Quote word for word the lines below, beginning with the first and ending with the one that has "var values = [7.5, 6.4, 5.9, 3.9, 3.1, 1.7, 1.3];". Drop the pictures.

SUPPLIED MATERIAL —
☆ ☆ ☆ ☆ ☆
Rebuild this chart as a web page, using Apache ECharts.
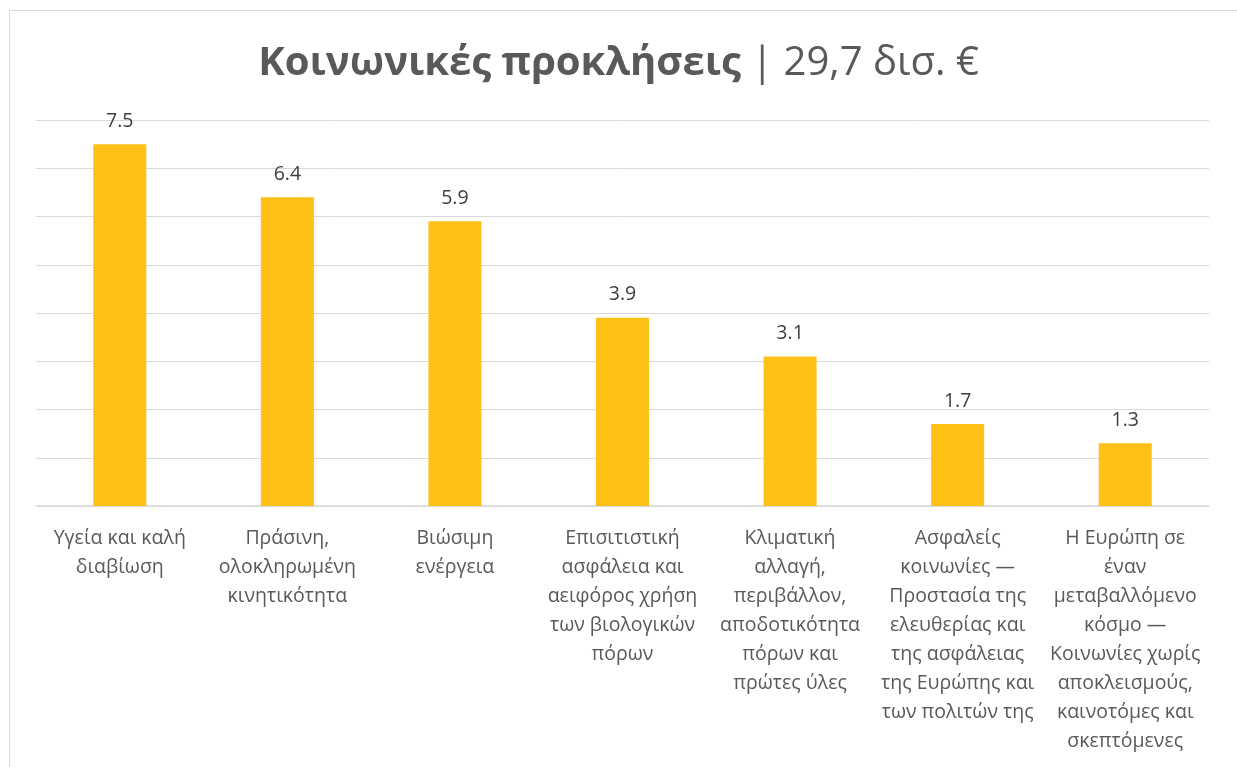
<!DOCTYPE html>
<html>
<head>
<meta charset="utf-8">
<script src="https://cdn.jsdelivr.net/npm/echarts@6/dist/echarts.min.js"></script>
<style>
  html, body { margin: 0; padding: 0; background: #fff; }
  #chart { width: 1237px; height: 767px; }
</style>
</head>
<body>
<div id="chart"></div>
<script>
// κατηγορίες (με αλλαγές γραμμής όπως στο πρωτότυπο)
var categories = [
  "Υγεία και καλή\nδιαβίωση",
  "Πράσινη,\nολοκληρωμένη\nκινητικότητα",
  "Βιώσιμη\nενέργεια",
  "Επισιτιστική\nασφάλεια και\nαειφόρος χρήση\nτων βιολογικών\nπόρων",
  "Κλιματική\nαλλαγή,\nπεριβάλλον,\nαποδοτικότητα\nπόρων και\nπρώτες ύλες",
  "Ασφαλείς\nκοινωνίες —\nΠροστασία της\nελευθερίας και\nτης ασφάλειας\nτης Ευρώπης και\nτων πολιτών της",
  "Η Ευρώπη σε\nέναν\nμεταβαλλόμενο\nκόσμο —\nΚοινωνίες χωρίς\nαποκλεισμούς,\nκαινοτόμες και\nσκεπτόμενες"
];
var values = [7.5, 6.4, 5.9, 3.9, 3.1, 1.7, 1.3];

var font = "Open Sans";
var chart = echarts.init(document.getElementById("chart"));
chart.setOption({
  animation: false,
  textStyle: { fontFamily: font },
  // πλαίσιο γύρω από το γράφημα
  graphic: [{
    type: "rect",
    left: 7, top: 8,
    shape: { width: 1300, height: 800 },
    style: { fill: "none", stroke: "#d9d9d9", lineWidth: 1 },
    silent: true
  }],
  title: {
    left: "center",
    top: 39,
    text: "{b|Κοινωνικές προκλήσεις}{n| | 29,7 δισ. €}",
    textStyle: {
      rich: {
        b: { fontSize: 40, fontWeight: "bold", color: "#595959", fontFamily: font },
        n: { fontSize: 40, fontWeight: "normal", color: "#595959", fontFamily: font }
      }
    }
  },
  grid: { left: 36, right: 28, top: 120, bottom: 261, containLabel: false },
  xAxis: {
    type: "category",
    data: categories,
    axisLine: { lineStyle: { color: "#d9d9d9", width: 1.5 } },
    axisTick: { show: false },
    axisLabel: {
      interval: 0,
      color: "#595959",
      fontSize: 19.5,
      lineHeight: 29,
      margin: 18,
      verticalAlign: "top"
    }
  },
  yAxis: {
    type: "value",
    min: 0,
    max: 8,
    interval: 1,
    axisLabel: { show: false },
    axisLine: { show: false },
    axisTick: { show: false },
    splitLine: { lineStyle: { color: "#d9d9d9", width: 1 } }
  },
  series: [{
    type: "bar",
    data: values,
    barWidth: 53,
    itemStyle: { color: "#FFC118" },
    label: {
      show: true,
      position: "top",
      distance: 13,
      color: "#404040",
      fontSize: 19.5,
      formatter: function (p) { return p.value.toFixed(1); }
    }
  }]
});
</script>
</body>
</html>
☆ ☆ ☆ ☆ ☆
COMPLETED EXERCISE —
Rebuild this chart as a web page, using Apache ECharts.
<!DOCTYPE html>
<html>
<head>
<meta charset="utf-8">
<script src="https://cdn.jsdelivr.net/npm/echarts@6/dist/echarts.min.js"></script>
<style>
  html, body { margin: 0; padding: 0; background: #fff; }
  #chart { width: 1237px; height: 767px; }
</style>
</head>
<body>
<div id="chart"></div>
<script>
// κατηγορίες (με αλλαγές γραμμής όπως στο πρωτότυπο)
var categories = [
  "Υγεία και καλή\nδιαβίωση",
  "Πράσινη,\nολοκληρωμένη\nκινητικότητα",
  "Βιώσιμη\nενέργεια",
  "Επισιτιστική\nασφάλεια και\nαειφόρος χρήση\nτων βιολογικών\nπόρων",
  "Κλιματική\nαλλαγή,\nπεριβάλλον,\nαποδοτικότητα\nπόρων και\nπρώτες ύλες",
  "Ασφαλείς\nκοινωνίες —\nΠροστασία της\nελευθερίας και\nτης ασφάλειας\nτης Ευρώπης και\nτων πολιτών της",
  "Η Ευρώπη σε\nέναν\nμεταβαλλόμενο\nκόσμο —\nΚοινωνίες χωρίς\nαποκλεισμούς,\nκαινοτόμες και\nσκεπτόμενες"
];
var values = [7.5, 6.4, 5.9, 3.9, 3.1, 1.7, 1.3];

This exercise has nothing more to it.